CEO Adam Chamberlain credited “the resilience of our incredible dealer network” and “challenging market conditions across the U.S. auto industry.” The headwinds are genuine — tariff uncertainty, elevated interest rates, and a luxury market that’s been choppy for two years running. Nobody’s denying the environment is tough.

Still, framing a sales decline as “strong performance” requires some gymnastic confidence. Mercedes is banking on a product wave to reverse course. The new CLA is generating buzz, but American buyers will have to wait — production has been diverted to Europe, where demand came first.

Wider U.S. availability isn’t expected until Q2.

Globally, board member Mathias Geisen offered the most revealing data point: the electric GLC has generated more orders in its first three months than any EV in the company’s history. Order intakes for the new S-Class are also running well ahead of expectations. A new electric C-Class is on the way.

The problem is converting pipeline excitement into delivered volume while the macro environment keeps punching. Global sales of 499,700 units were down 6%, with China remaining the obvious wound. Geisen noted growth “outside of China,” a diplomatic way of saying the world’s largest car market continues to erode Mercedes margins and units at the same time.

The Tuscaloosa factory celebrated its five-millionth vehicle last week, a legitimate milestone. That Alabama plant is now the backbone of Mercedes’s U.S. strategy, churning out the GLE and GLS that American buyers can’t get enough of. Domestic production also provides a partial tariff shield that imported sedans and compact models don’t enjoy.

Mercedes is making the right strategic bets — more SUVs, more top-end product, Alabama manufacturing, an aggressive EV rollout anchored by nameplates customers already know. The electric GLC order bank suggests the company may have finally cracked the code on making EVs people actually want. Wrapping the technology in familiar, desirable packaging beats inventing new sub-brands nobody asked for.

But right now, today, in Q1 2026, the scoreboard says fewer cars sold in America and significantly fewer worldwide. The new models aren’t arriving fast enough to offset the declines in aging or lower-demand segments. The CLA is stuck in Europe and the electric C-Class hasn’t even had its world premiere yet.

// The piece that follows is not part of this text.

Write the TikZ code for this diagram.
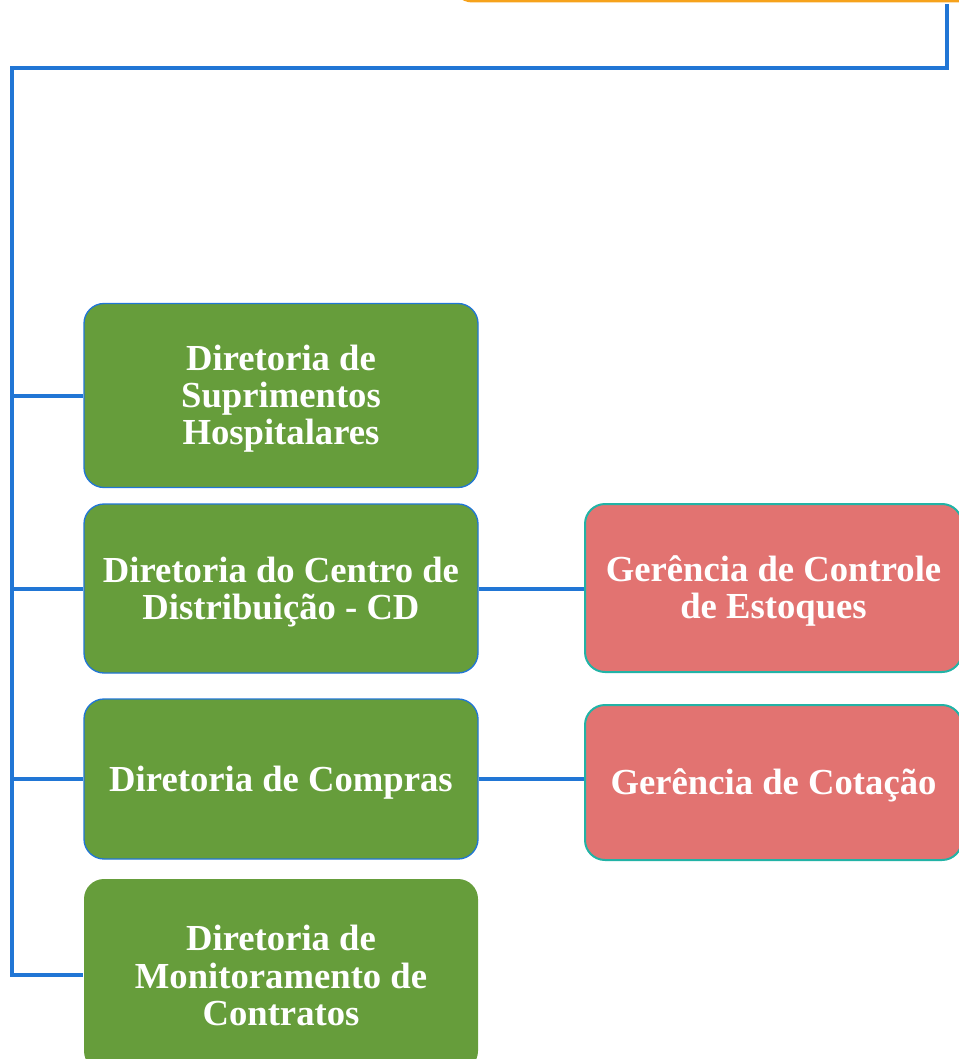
\documentclass[tikz,border=0pt]{standalone}
\usepackage{fontspec}
\setmainfont{Liberation Serif}

\definecolor{dirgreen}{HTML}{669D3B}
\definecolor{gerred}{HTML}{E27371}
\definecolor{linkblue}{HTML}{2176D5}
\definecolor{gerteal}{HTML}{22B3A6}
\definecolor{toporange}{HTML}{F6A21B}

\newcommand{\topstrut}{\rule{0pt}{24pt}}
\newcommand{\botstrut}{\rule[-4.5pt]{0pt}{4.5pt}}

\begin{document}
\begin{tikzpicture}[x=0.75pt, y=-0.75pt,
  link/.style={draw=linkblue, line width=3pt},
  dir/.style={draw=linkblue, line width=1pt, fill=dirgreen, rounded corners=15pt,
    minimum width=295.5pt, inner sep=0pt, text=white, align=center,
    font=\bfseries\fontsize{27.5}{28}\selectfont},
  ger/.style={draw=gerteal, line width=1.5pt, fill=gerred, rounded corners=15pt,
    minimum width=282.75pt, inner sep=0pt, text=white, align=center,
    font=\bfseries\fontsize{27.5}{28}\selectfont}]
%\draw [help lines, step=100] (0,0) grid (959,1059);
\useasboundingbox (0,0) rectangle (959,1059);

\coordinate (drop) at (947,68);
\coordinate (bus) at (12,68);

% directorias
\node [dir, minimum height=138pt] (d1) at (281,395.5) {\topstrut Diretoria de\\Suprimentos\\Hospitalares\botstrut};
\node [dir, minimum height=126.75pt] (d2) at (281,588.5) {\topstrut Diretoria do Centro de\\Distribuição - CD\botstrut};
\node [dir, minimum height=120pt] (d3) at (281,779) {\topstrut Diretoria de Compras\botstrut};
\node [dir, draw=none, minimum height=144pt] (d4) at (281,975) {\topstrut Diretoria de\\Monitoramento de\\Contratos\botstrut};

% gerencias
\node [ger, minimum height=126pt] (g1) at (773.5,588) {\topstrut Gerência de Controle\\de Estoques\botstrut};
\node [ger, minimum height=116.25pt] (g2) at (773.5,782.5) {\topstrut Gerência de Cotação\botstrut};

% top box, mostly cut off
\node [draw=toporange, line width=2.25pt, fill=white, rounded corners=15pt,
  minimum width=450pt, minimum height=80pt, anchor=south west] (top) at (451,2.5) {};

\draw [link] (top.south -| drop) ++(0,2) -- (drop) -- (bus) |- (d4.west);
\foreach \n in {d1,d2,d3}
  \draw [link] (bus |- \n.west) -- (\n.west);

\draw [link] (d2.east) -- (d2.east -| g1.west);
\draw [link] (d3.east) -- (d3.east -| g2.west);

\end{tikzpicture}
\end{document}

Mercedes is a company living between chapters — the old product cycle winding down, the new one not yet fully ramped. That’s an uncomfortable place for any automaker, and no amount of celebratory press-release language changes the math. The second half of 2026 will tell us whether this was a brief intermission or the start of a longer slide. The order books say optimism. The delivered numbers say patience.